EXERCISE OBJECTIVE
Copy all of the material word for word, except for the pictures.

===== COLLECTED DATA

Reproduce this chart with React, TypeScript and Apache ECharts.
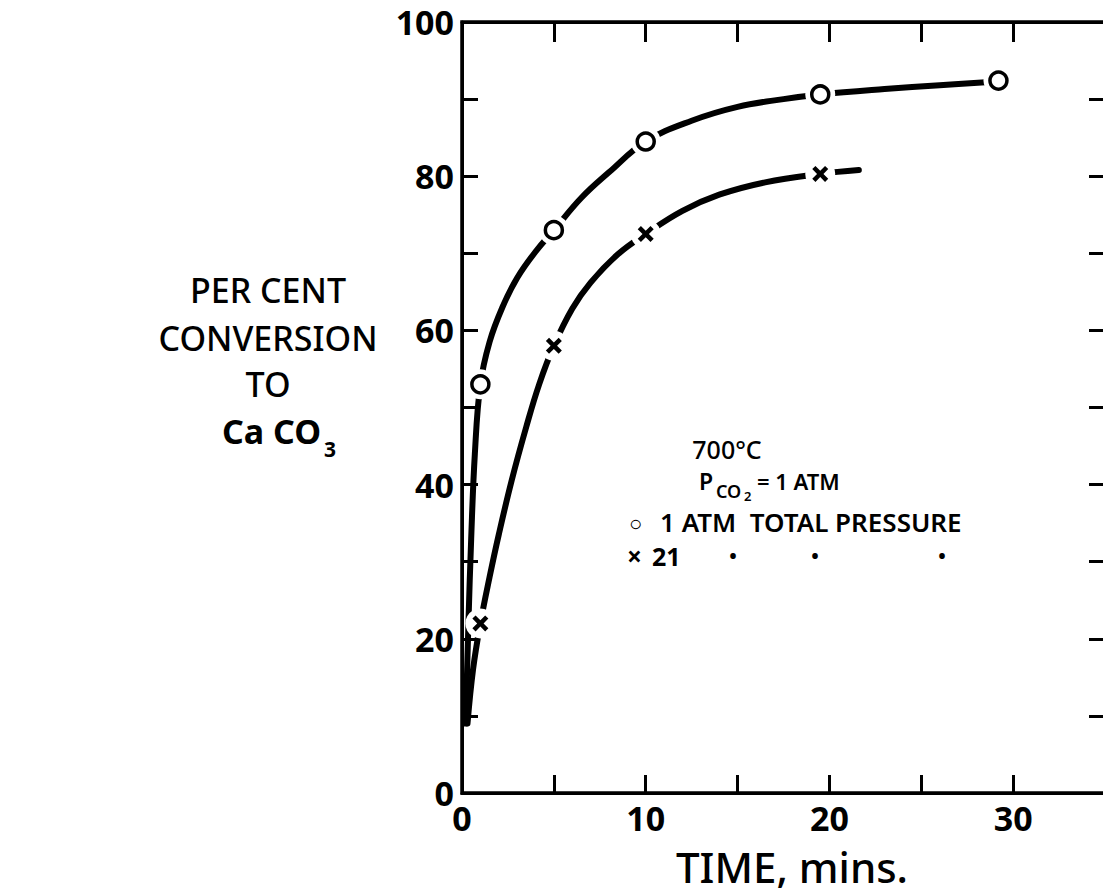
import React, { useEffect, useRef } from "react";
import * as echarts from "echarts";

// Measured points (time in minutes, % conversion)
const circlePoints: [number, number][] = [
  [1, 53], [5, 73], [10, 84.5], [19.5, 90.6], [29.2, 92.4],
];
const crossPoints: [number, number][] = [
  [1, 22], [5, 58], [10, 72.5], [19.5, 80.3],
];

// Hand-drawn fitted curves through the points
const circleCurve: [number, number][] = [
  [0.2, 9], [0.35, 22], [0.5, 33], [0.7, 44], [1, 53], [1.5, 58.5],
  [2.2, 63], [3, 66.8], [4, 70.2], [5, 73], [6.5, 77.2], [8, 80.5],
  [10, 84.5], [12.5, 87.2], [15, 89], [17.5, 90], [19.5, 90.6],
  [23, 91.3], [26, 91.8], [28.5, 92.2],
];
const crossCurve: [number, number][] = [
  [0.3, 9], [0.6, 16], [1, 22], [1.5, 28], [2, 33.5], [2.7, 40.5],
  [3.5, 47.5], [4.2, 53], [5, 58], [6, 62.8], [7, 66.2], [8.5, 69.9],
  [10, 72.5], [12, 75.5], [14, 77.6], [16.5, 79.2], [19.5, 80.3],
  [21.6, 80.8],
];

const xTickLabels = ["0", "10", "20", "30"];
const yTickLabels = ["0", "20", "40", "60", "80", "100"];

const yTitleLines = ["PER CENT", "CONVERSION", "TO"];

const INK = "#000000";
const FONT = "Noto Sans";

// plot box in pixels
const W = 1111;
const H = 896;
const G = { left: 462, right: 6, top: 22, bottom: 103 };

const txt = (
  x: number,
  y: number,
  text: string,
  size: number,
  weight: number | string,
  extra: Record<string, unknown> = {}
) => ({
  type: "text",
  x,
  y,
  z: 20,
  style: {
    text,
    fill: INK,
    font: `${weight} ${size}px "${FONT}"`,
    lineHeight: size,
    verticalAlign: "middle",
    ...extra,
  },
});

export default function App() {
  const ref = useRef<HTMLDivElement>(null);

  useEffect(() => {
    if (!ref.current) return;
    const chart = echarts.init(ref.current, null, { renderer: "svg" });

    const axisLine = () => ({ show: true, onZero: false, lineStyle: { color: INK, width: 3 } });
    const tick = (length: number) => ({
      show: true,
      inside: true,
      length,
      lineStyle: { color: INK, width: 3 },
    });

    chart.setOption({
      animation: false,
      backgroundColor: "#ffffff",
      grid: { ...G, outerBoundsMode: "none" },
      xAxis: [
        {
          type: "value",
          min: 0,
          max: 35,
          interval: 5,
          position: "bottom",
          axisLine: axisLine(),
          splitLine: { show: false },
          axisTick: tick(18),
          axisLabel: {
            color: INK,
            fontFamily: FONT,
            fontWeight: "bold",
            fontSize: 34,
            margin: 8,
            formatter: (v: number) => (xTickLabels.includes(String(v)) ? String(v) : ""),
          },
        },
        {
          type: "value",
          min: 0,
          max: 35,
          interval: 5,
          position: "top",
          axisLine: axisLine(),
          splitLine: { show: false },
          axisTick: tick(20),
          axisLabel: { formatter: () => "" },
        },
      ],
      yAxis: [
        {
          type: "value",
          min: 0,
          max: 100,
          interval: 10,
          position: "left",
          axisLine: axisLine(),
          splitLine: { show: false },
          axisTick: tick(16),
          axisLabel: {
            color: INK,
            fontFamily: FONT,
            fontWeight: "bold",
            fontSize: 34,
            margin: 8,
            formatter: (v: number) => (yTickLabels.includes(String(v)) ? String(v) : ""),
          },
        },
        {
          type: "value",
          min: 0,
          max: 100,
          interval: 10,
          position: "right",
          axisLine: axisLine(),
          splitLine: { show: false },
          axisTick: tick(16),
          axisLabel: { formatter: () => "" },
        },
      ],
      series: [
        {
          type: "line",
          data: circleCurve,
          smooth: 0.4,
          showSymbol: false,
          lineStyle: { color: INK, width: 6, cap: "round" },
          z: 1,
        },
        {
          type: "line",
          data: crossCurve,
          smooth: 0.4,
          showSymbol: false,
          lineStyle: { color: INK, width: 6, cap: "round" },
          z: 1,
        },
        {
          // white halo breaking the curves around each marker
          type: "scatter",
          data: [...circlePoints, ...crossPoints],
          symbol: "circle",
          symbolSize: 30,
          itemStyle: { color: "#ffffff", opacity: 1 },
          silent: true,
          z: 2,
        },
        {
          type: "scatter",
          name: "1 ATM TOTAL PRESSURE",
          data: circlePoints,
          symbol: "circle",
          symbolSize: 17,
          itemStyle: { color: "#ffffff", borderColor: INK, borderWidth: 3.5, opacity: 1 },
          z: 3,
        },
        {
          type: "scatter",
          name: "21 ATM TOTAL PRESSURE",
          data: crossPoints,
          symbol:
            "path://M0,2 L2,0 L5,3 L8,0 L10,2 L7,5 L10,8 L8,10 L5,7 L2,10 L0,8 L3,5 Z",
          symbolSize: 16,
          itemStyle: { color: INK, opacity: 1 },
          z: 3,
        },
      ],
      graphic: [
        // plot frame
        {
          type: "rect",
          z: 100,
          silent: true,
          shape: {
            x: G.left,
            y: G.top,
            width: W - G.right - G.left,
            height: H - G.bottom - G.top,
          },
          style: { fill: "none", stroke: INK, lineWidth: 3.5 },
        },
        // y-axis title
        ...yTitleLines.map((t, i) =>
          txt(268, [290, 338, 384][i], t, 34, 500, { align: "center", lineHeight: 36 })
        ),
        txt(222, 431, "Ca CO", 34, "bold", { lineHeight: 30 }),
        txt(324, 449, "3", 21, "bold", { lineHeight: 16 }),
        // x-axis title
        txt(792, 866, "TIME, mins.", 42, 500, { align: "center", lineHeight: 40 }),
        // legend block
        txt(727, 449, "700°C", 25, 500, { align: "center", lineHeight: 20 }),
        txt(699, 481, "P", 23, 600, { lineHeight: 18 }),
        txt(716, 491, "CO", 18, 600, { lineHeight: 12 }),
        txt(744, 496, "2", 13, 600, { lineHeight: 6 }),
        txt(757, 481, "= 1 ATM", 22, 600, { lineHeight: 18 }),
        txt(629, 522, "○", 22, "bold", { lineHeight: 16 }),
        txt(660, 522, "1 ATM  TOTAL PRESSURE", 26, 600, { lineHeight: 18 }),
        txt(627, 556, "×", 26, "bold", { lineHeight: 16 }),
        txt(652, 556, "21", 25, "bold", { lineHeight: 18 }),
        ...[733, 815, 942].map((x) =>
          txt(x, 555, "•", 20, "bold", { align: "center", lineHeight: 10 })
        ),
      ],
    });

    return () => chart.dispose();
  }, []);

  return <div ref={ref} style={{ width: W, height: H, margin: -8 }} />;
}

==========

SOLUTION
Reproduce this chart with React, TypeScript and Apache ECharts.
import React, { useEffect, useRef } from "react";
import * as echarts from "echarts";

// Measured points (time in minutes, % conversion)
const circlePoints: [number, number][] = [
  [1, 53], [5, 73], [10, 84.5], [19.5, 90.6], [29.2, 92.4],
];
const crossPoints: [number, number][] = [
  [1, 22], [5, 58], [10, 72.5], [19.5, 80.3],
];

// Hand-drawn fitted curves through the points
const circleCurve: [number, number][] = [
  [0.2, 9], [0.35, 22], [0.5, 33], [0.7, 44], [1, 53], [1.5, 58.5],
  [2.2, 63], [3, 66.8], [4, 70.2], [5, 73], [6.5, 77.2], [8, 80.5],
  [10, 84.5], [12.5, 87.2], [15, 89], [17.5, 90], [19.5, 90.6],
  [23, 91.3], [26, 91.8], [28.5, 92.2],
];
const crossCurve: [number, number][] = [
  [0.3, 9], [0.6, 16], [1, 22], [1.5, 28], [2, 33.5], [2.7, 40.5],
  [3.5, 47.5], [4.2, 53], [5, 58], [6, 62.8], [7, 66.2], [8.5, 69.9],
  [10, 72.5], [12, 75.5], [14, 77.6], [16.5, 79.2], [19.5, 80.3],
  [21.6, 80.8],
];

const xTickLabels = ["0", "10", "20", "30"];
const yTickLabels = ["0", "20", "40", "60", "80", "100"];

const yTitleLines = ["PER CENT", "CONVERSION", "TO"];

const INK = "#000000";
const FONT = "Noto Sans";

// plot box in pixels
const W = 1111;
const H = 896;
const G = { left: 462, right: 6, top: 22, bottom: 103 };

const txt = (
  x: number,
  y: number,
  text: string,
  size: number,
  weight: number | string,
  extra: Record<string, unknown> = {}
) => ({
  type: "text",
  x,
  y,
  z: 20,
  style: {
    text,
    fill: INK,
    font: `${weight} ${size}px "${FONT}"`,
    lineHeight: size,
    verticalAlign: "middle",
    ...extra,
  },
});

export default function App() {
  const ref = useRef<HTMLDivElement>(null);

  useEffect(() => {
    if (!ref.current) return;
    const chart = echarts.init(ref.current, null, { renderer: "svg" });

    const axisLine = () => ({ show: true, onZero: false, lineStyle: { color: INK, width: 3 } });
    const tick = (length: number) => ({
      show: true,
      inside: true,
      length,
      lineStyle: { color: INK, width: 3 },
    });

    chart.setOption({
      animation: false,
      backgroundColor: "#ffffff",
      grid: { ...G, outerBoundsMode: "none" },
      xAxis: [
        {
          type: "value",
          min: 0,
          max: 35,
          interval: 5,
          position: "bottom",
          axisLine: axisLine(),
          splitLine: { show: false },
          axisTick: tick(18),
          axisLabel: {
            color: INK,
            fontFamily: FONT,
            fontWeight: "bold",
            fontSize: 34,
            margin: 8,
            formatter: (v: number) => (xTickLabels.includes(String(v)) ? String(v) : ""),
          },
        },
        {
          type: "value",
          min: 0,
          max: 35,
          interval: 5,
          position: "top",
          axisLine: axisLine(),
          splitLine: { show: false },
          axisTick: tick(20),
          axisLabel: { formatter: () => "" },
        },
      ],
      yAxis: [
        {
          type: "value",
          min: 0,
          max: 100,
          interval: 10,
          position: "left",
          axisLine: axisLine(),
          splitLine: { show: false },
          axisTick: tick(16),
          axisLabel: {
            color: INK,
            fontFamily: FONT,
            fontWeight: "bold",
            fontSize: 34,
            margin: 8,
            formatter: (v: number) => (yTickLabels.includes(String(v)) ? String(v) : ""),
          },
        },
        {
          type: "value",
          min: 0,
          max: 100,
          interval: 10,
          position: "right",
          axisLine: axisLine(),
          splitLine: { show: false },
          axisTick: tick(16),
          axisLabel: { formatter: () => "" },
        },
      ],
      series: [
        {
          type: "line",
          data: circleCurve,
          smooth: 0.4,
          showSymbol: false,
          lineStyle: { color: INK, width: 6, cap: "round" },
          z: 1,
        },
        {
          type: "line",
          data: crossCurve,
          smooth: 0.4,
          showSymbol: false,
          lineStyle: { color: INK, width: 6, cap: "round" },
          z: 1,
        },
        {
          // white halo breaking the curves around each marker
          type: "scatter",
          data: [...circlePoints, ...crossPoints],
          symbol: "circle",
          symbolSize: 30,
          itemStyle: { color: "#ffffff", opacity: 1 },
          silent: true,
          z: 2,
        },
        {
          type: "scatter",
          name: "1 ATM TOTAL PRESSURE",
          data: circlePoints,
          symbol: "circle",
          symbolSize: 17,
          itemStyle: { color: "#ffffff", borderColor: INK, borderWidth: 3.5, opacity: 1 },
          z: 3,
        },
        {
          type: "scatter",
          name: "21 ATM TOTAL PRESSURE",
          data: crossPoints,
          symbol:
            "path://M0,2 L2,0 L5,3 L8,0 L10,2 L7,5 L10,8 L8,10 L5,7 L2,10 L0,8 L3,5 Z",
          symbolSize: 16,
          itemStyle: { color: INK, opacity: 1 },
          z: 3,
        },
      ],
      graphic: [
        // plot frame
        {
          type: "rect",
          z: 100,
          silent: true,
          shape: {
            x: G.left,
            y: G.top,
            width: W - G.right - G.left,
            height: H - G.bottom - G.top,
          },
          style: { fill: "none", stroke: INK, lineWidth: 3.5 },
        },
        // y-axis title
        ...yTitleLines.map((t, i) =>
          txt(268, [290, 338, 384][i], t, 34, 500, { align: "center", lineHeight: 36 })
        ),
        txt(222, 431, "Ca CO", 34, "bold", { lineHeight: 30 }),
        txt(324, 449, "3", 21, "bold", { lineHeight: 16 }),
        // x-axis title
        txt(792, 866, "TIME, mins.", 42, 500, { align: "center", lineHeight: 40 }),
        // legend block
        txt(727, 449, "700°C", 25, 500, { align: "center", lineHeight: 20 }),
        txt(699, 481, "P", 23, 600, { lineHeight: 18 }),
        txt(716, 491, "CO", 18, 600, { lineHeight: 12 }),
        txt(744, 496, "2", 13, 600, { lineHeight: 6 }),
        txt(757, 481, "= 1 ATM", 22, 600, { lineHeight: 18 }),
        txt(629, 522, "○", 22, "bold", { lineHeight: 16 }),
        txt(660, 522, "1 ATM  TOTAL PRESSURE", 26, 600, { lineHeight: 18 }),
        txt(627, 556, "×", 26, "bold", { lineHeight: 16 }),
        txt(652, 556, "21", 25, "bold", { lineHeight: 18 }),
        ...[733, 815, 942].map((x) =>
          txt(x, 555, "•", 20, "bold", { align: "center", lineHeight: 10 })
        ),
      ],
    });

    return () => chart.dispose();
  }, []);

  return <div ref={ref} style={{ width: W, height: H, margin: -8 }} />;
}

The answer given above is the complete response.